Give all the lines below again, exactly, with no pictures.
** Start of Information provided **
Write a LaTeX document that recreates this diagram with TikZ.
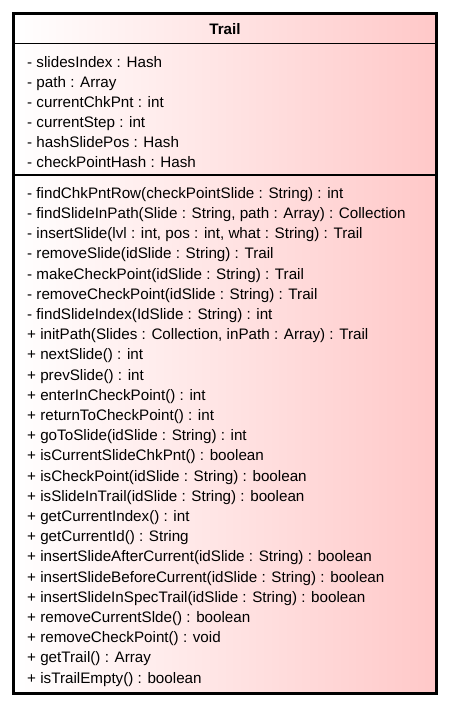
\documentclass[tikz,border=0pt]{standalone}
\usepackage{fontspec}
\setmainfont{Liberation Sans}
\definecolor{umlpink}{RGB}{255,200,200}
\begin{document}
\begin{tikzpicture}[x=1pt,y=-1pt,
  member/.style={anchor=base west,inner sep=0pt,font=\fontsize{15.2}{17}\selectfont},
  titletext/.style={anchor=base,inner sep=0pt,font=\fontsize{15.2}{17}\selectfont\bfseries},
  sepline/.style={line width=1.4pt},
  frame/.style={line width=3pt}]
\useasboundingbox (0,0) rectangle (449,706);
\shade[left color=white,right color=umlpink] (13.5,13.5) rectangle (436.5,693.5);
\node[titletext] (title) at (225,35) {Trail};
\draw[sepline] (13.5,43.5) -- (436.5,43.5);
\draw[sepline] (13.5,175) -- (436.5,175);
\foreach \t [count=\i from 0] in {
  {- slidesIndex : Hash},
  {- path : Array},
  {- currentChkPnt : int},
  {- currentStep : int},
  {- hashSlidePos : Hash},
  {- checkPointHash : Hash}}
  \node[member] (a\i) at (27,68+19.9*\i) {\t};
\foreach \t [count=\i from 0] in {
  {- findChkPntRow(checkPointSlide : String) : int},
  {- findSlideInPath(Slide : String, path : Array) : Collection},
  {- insertSlide(lvl : int, pos : int, what : String) : Trail},
  {- removeSlide(idSlide : String) : Trail},
  {- makeCheckPoint(idSlide : String) : Trail},
  {- removeCheckPoint(idSlide : String) : Trail},
  {- findSlideIndex(IdSlide : String) : int},
  {+ initPath(Slides : Collection, inPath : Array) : Trail},
  {+ nextSlide() : int},
  {+ prevSlide() : int},
  {+ enterInCheckPoint() : int},
  {+ returnToCheckPoint() : int},
  {+ goToSlide(idSlide : String) : int},
  {+ isCurrentSlideChkPnt() : boolean},
  {+ isCheckPoint(idSlide : String) : boolean},
  {+ isSlideInTrail(idSlide : String) : boolean},
  {+ getCurrentIndex() : int},
  {+ getCurrentId() : String},
  {+ insertSlideAfterCurrent(idSlide : String) : boolean},
  {+ insertSlideBeforeCurrent(idSlide : String) : boolean},
  {+ insertSlideInSpecTrail(idSlide : String) : boolean},
  {+ removeCurrentSlde() : boolean},
  {+ removeCheckPoint() : void},
  {+ getTrail() : Array},
  {+ isTrailEmpty() : boolean}}
  \node[member] (m\i) at (27,198.3+20.2*\i) {\t};
\draw[frame] (13.5,13.5) rectangle (436.5,693.5);
\end{tikzpicture}
\end{document}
** End of Information provided **
* [Solution below]:
Write a LaTeX document that recreates this diagram with TikZ.
\documentclass[tikz,border=0pt]{standalone}
\usepackage{fontspec}
\setmainfont{Liberation Sans}
\definecolor{umlpink}{RGB}{255,200,200}
\begin{document}
\begin{tikzpicture}[x=1pt,y=-1pt,
  member/.style={anchor=base west,inner sep=0pt,font=\fontsize{15.2}{17}\selectfont},
  titletext/.style={anchor=base,inner sep=0pt,font=\fontsize{15.2}{17}\selectfont\bfseries},
  sepline/.style={line width=1.4pt},
  frame/.style={line width=3pt}]
\useasboundingbox (0,0) rectangle (449,706);
\shade[left color=white,right color=umlpink] (13.5,13.5) rectangle (436.5,693.5);
\node[titletext] (title) at (225,35) {Trail};
\draw[sepline] (13.5,43.5) -- (436.5,43.5);
\draw[sepline] (13.5,175) -- (436.5,175);
\foreach \t [count=\i from 0] in {
  {- slidesIndex : Hash},
  {- path : Array},
  {- currentChkPnt : int},
  {- currentStep : int},
  {- hashSlidePos : Hash},
  {- checkPointHash : Hash}}
  \node[member] (a\i) at (27,68+19.9*\i) {\t};
\foreach \t [count=\i from 0] in {
  {- findChkPntRow(checkPointSlide : String) : int},
  {- findSlideInPath(Slide : String, path : Array) : Collection},
  {- insertSlide(lvl : int, pos : int, what : String) : Trail},
  {- removeSlide(idSlide : String) : Trail},
  {- makeCheckPoint(idSlide : String) : Trail},
  {- removeCheckPoint(idSlide : String) : Trail},
  {- findSlideIndex(IdSlide : String) : int},
  {+ initPath(Slides : Collection, inPath : Array) : Trail},
  {+ nextSlide() : int},
  {+ prevSlide() : int},
  {+ enterInCheckPoint() : int},
  {+ returnToCheckPoint() : int},
  {+ goToSlide(idSlide : String) : int},
  {+ isCurrentSlideChkPnt() : boolean},
  {+ isCheckPoint(idSlide : String) : boolean},
  {+ isSlideInTrail(idSlide : String) : boolean},
  {+ getCurrentIndex() : int},
  {+ getCurrentId() : String},
  {+ insertSlideAfterCurrent(idSlide : String) : boolean},
  {+ insertSlideBeforeCurrent(idSlide : String) : boolean},
  {+ insertSlideInSpecTrail(idSlide : String) : boolean},
  {+ removeCurrentSlde() : boolean},
  {+ removeCheckPoint() : void},
  {+ getTrail() : Array},
  {+ isTrailEmpty() : boolean}}
  \node[member] (m\i) at (27,198.3+20.2*\i) {\t};
\draw[frame] (13.5,13.5) rectangle (436.5,693.5);
\end{tikzpicture}
\end{document}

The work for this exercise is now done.